* Begin *

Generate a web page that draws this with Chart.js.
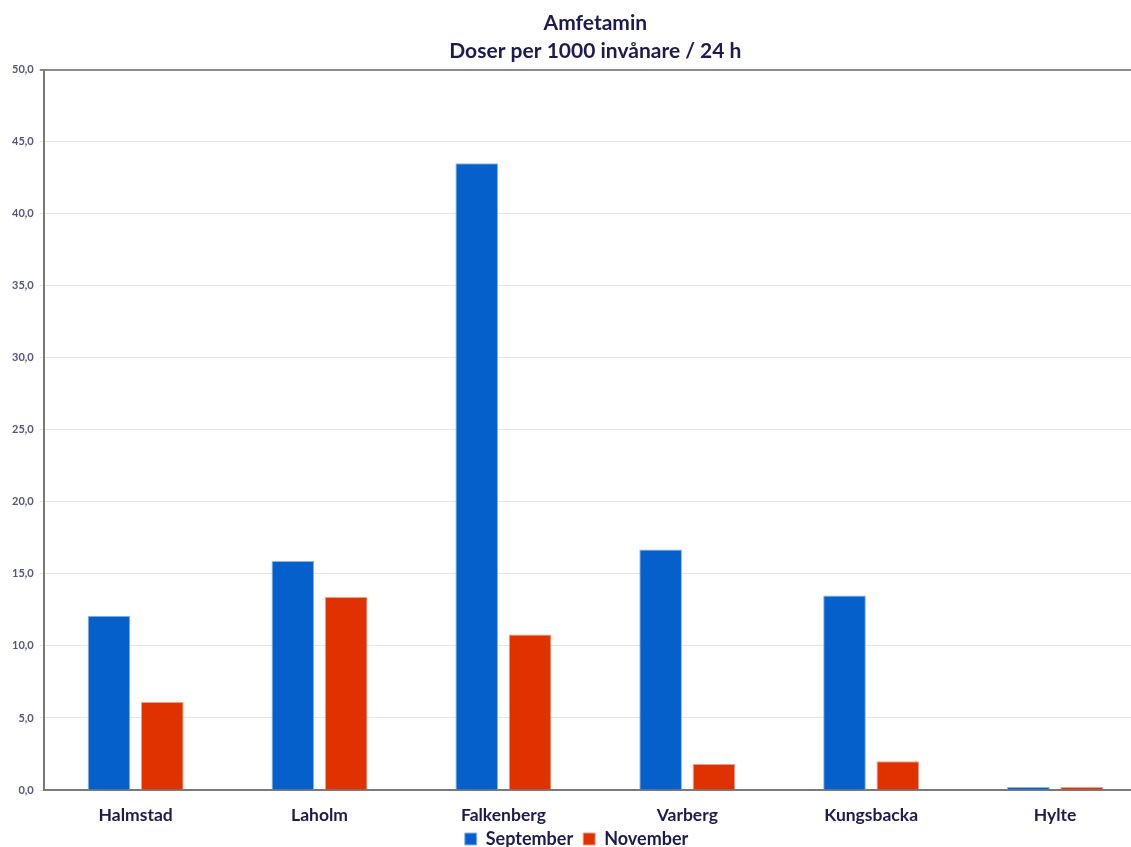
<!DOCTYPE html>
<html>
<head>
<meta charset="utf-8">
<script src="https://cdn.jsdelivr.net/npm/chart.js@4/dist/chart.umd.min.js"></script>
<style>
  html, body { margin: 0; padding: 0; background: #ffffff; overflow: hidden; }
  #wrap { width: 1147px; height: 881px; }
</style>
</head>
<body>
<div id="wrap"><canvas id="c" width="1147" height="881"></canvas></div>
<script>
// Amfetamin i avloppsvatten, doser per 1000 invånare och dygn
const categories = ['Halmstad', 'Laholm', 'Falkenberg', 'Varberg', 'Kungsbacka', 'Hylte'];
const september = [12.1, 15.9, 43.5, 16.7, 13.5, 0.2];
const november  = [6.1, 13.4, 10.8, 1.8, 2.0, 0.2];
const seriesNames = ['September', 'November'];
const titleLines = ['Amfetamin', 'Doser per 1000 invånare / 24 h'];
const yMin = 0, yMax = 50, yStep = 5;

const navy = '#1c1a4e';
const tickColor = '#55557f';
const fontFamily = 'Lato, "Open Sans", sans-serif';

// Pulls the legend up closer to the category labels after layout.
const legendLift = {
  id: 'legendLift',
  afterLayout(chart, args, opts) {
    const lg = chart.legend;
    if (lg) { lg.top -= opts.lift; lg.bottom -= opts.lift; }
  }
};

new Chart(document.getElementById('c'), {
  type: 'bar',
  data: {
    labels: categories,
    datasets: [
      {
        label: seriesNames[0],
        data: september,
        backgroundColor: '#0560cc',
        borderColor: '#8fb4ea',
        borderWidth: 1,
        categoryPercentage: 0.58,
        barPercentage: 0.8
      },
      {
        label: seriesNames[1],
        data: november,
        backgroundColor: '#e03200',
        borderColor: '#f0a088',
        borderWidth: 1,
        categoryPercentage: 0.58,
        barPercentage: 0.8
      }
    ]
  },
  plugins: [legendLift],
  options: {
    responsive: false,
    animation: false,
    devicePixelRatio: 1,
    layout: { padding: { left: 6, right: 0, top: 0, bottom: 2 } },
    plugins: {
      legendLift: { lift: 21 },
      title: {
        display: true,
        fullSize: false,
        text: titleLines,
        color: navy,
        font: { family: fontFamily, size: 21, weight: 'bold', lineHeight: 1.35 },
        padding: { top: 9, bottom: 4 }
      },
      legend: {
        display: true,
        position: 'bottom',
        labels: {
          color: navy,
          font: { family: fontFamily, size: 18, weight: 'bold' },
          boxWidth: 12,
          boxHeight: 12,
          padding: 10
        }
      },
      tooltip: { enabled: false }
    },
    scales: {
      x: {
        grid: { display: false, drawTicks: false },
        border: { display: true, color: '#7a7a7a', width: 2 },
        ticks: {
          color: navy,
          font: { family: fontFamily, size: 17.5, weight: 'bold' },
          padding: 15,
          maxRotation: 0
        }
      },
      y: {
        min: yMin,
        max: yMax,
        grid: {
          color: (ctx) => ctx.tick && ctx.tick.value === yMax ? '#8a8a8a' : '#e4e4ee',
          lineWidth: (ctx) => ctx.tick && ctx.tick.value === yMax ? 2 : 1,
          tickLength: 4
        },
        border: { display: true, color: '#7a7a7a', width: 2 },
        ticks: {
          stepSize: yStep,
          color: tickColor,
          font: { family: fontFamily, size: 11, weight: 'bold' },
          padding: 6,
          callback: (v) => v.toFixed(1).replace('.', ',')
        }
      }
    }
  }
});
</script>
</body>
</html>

* End *

Quote the listing above in full, except for the pictures.

Generate a web page that draws this with Chart.js.
<!DOCTYPE html>
<html>
<head>
<meta charset="utf-8">
<script src="https://cdn.jsdelivr.net/npm/chart.js@4/dist/chart.umd.min.js"></script>
<style>
  html, body { margin: 0; padding: 0; background: #ffffff; overflow: hidden; }
  #wrap { width: 1147px; height: 881px; }
</style>
</head>
<body>
<div id="wrap"><canvas id="c" width="1147" height="881"></canvas></div>
<script>
// Amfetamin i avloppsvatten, doser per 1000 invånare och dygn
const categories = ['Halmstad', 'Laholm', 'Falkenberg', 'Varberg', 'Kungsbacka', 'Hylte'];
const september = [12.1, 15.9, 43.5, 16.7, 13.5, 0.2];
const november  = [6.1, 13.4, 10.8, 1.8, 2.0, 0.2];
const seriesNames = ['September', 'November'];
const titleLines = ['Amfetamin', 'Doser per 1000 invånare / 24 h'];
const yMin = 0, yMax = 50, yStep = 5;

const navy = '#1c1a4e';
const tickColor = '#55557f';
const fontFamily = 'Lato, "Open Sans", sans-serif';

// Pulls the legend up closer to the category labels after layout.
const legendLift = {
  id: 'legendLift',
  afterLayout(chart, args, opts) {
    const lg = chart.legend;
    if (lg) { lg.top -= opts.lift; lg.bottom -= opts.lift; }
  }
};

new Chart(document.getElementById('c'), {
  type: 'bar',
  data: {
    labels: categories,
    datasets: [
      {
        label: seriesNames[0],
        data: september,
        backgroundColor: '#0560cc',
        borderColor: '#8fb4ea',
        borderWidth: 1,
        categoryPercentage: 0.58,
        barPercentage: 0.8
      },
      {
        label: seriesNames[1],
        data: november,
        backgroundColor: '#e03200',
        borderColor: '#f0a088',
        borderWidth: 1,
        categoryPercentage: 0.58,
        barPercentage: 0.8
      }
    ]
  },
  plugins: [legendLift],
  options: {
    responsive: false,
    animation: false,
    devicePixelRatio: 1,
    layout: { padding: { left: 6, right: 0, top: 0, bottom: 2 } },
    plugins: {
      legendLift: { lift: 21 },
      title: {
        display: true,
        fullSize: false,
        text: titleLines,
        color: navy,
        font: { family: fontFamily, size: 21, weight: 'bold', lineHeight: 1.35 },
        padding: { top: 9, bottom: 4 }
      },
      legend: {
        display: true,
        position: 'bottom',
        labels: {
          color: navy,
          font: { family: fontFamily, size: 18, weight: 'bold' },
          boxWidth: 12,
          boxHeight: 12,
          padding: 10
        }
      },
      tooltip: { enabled: false }
    },
    scales: {
      x: {
        grid: { display: false, drawTicks: false },
        border: { display: true, color: '#7a7a7a', width: 2 },
        ticks: {
          color: navy,
          font: { family: fontFamily, size: 17.5, weight: 'bold' },
          padding: 15,
          maxRotation: 0
        }
      },
      y: {
        min: yMin,
        max: yMax,
        grid: {
          color: (ctx) => ctx.tick && ctx.tick.value === yMax ? '#8a8a8a' : '#e4e4ee',
          lineWidth: (ctx) => ctx.tick && ctx.tick.value === yMax ? 2 : 1,
          tickLength: 4
        },
        border: { display: true, color: '#7a7a7a', width: 2 },
        ticks: {
          stepSize: yStep,
          color: tickColor,
          font: { family: fontFamily, size: 11, weight: 'bold' },
          padding: 6,
          callback: (v) => v.toFixed(1).replace('.', ',')
        }
      }
    }
  }
});
</script>
</body>
</html>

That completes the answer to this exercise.